BEGIN Information given

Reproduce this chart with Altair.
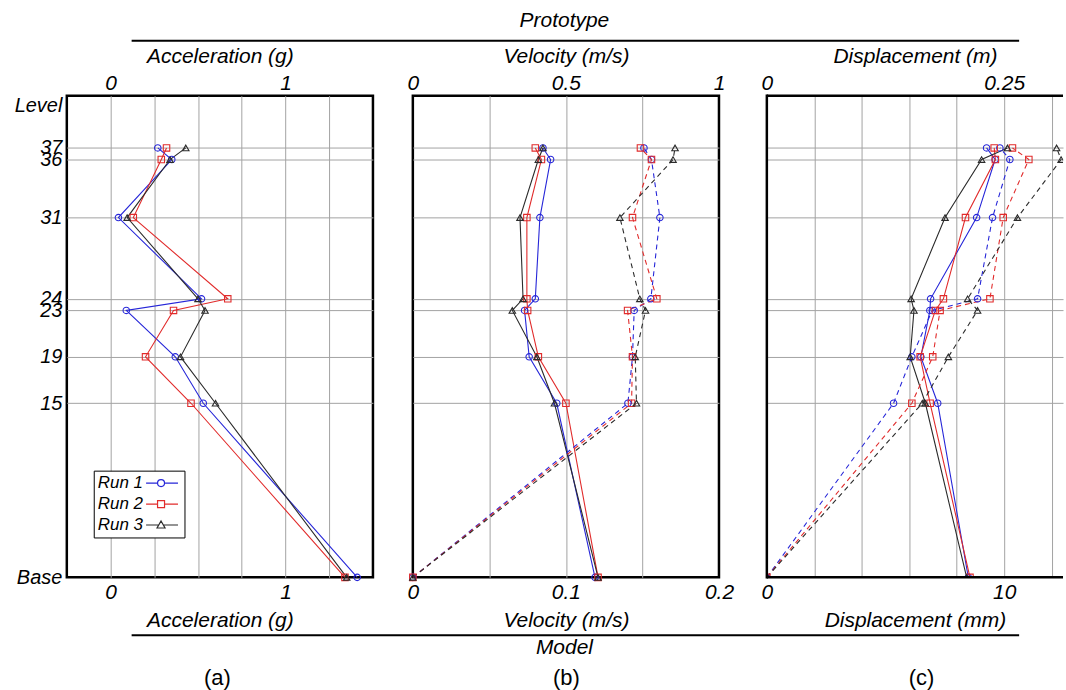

END Information given
BEGIN Information given

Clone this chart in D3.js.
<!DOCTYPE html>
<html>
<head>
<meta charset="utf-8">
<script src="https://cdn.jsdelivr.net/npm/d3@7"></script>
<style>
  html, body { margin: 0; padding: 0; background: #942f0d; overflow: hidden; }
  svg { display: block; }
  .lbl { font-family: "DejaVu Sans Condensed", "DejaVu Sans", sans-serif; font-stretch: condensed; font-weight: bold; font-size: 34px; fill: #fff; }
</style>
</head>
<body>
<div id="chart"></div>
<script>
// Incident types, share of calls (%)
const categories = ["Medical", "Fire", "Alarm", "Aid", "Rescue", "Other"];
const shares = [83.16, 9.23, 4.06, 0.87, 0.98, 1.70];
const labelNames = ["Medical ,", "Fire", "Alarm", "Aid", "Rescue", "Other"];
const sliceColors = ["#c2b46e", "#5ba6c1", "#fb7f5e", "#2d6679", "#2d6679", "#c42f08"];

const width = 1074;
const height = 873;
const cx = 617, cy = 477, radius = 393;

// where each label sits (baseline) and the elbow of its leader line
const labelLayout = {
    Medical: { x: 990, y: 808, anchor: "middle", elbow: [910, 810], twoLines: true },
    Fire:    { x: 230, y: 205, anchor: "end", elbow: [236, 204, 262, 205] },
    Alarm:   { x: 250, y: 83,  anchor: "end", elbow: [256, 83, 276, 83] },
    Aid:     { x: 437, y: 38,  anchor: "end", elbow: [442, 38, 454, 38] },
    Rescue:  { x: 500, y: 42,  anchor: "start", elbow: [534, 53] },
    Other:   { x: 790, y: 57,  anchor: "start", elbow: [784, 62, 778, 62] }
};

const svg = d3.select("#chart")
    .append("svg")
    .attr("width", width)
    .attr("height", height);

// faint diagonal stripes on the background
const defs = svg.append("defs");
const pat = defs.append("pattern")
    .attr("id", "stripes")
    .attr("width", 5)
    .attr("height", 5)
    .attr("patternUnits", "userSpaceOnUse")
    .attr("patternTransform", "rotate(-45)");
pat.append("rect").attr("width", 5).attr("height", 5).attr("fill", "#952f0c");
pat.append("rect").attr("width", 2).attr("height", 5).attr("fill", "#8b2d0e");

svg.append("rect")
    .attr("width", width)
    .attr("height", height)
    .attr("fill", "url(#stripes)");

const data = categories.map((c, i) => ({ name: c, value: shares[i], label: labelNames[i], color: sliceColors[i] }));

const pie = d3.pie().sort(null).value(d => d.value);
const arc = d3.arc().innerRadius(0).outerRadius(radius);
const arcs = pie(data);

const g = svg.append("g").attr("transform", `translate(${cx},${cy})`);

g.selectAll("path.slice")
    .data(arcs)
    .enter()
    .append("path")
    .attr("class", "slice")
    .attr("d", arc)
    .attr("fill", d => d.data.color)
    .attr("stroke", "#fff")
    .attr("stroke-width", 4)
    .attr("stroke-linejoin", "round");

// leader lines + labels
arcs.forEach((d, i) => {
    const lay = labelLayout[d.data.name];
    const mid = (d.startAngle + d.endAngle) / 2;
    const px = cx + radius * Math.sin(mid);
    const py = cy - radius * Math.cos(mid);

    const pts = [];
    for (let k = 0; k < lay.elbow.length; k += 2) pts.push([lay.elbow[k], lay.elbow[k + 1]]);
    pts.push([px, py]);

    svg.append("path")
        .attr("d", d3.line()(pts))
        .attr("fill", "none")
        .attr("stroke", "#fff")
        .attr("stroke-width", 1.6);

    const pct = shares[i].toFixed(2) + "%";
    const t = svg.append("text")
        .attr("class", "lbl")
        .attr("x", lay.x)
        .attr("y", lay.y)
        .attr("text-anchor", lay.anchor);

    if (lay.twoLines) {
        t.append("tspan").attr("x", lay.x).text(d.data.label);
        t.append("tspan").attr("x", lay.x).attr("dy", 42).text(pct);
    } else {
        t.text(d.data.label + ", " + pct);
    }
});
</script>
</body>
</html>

END Information given

- _Problem details_
State only how many lines in the material include "chart".

- _Task result_
4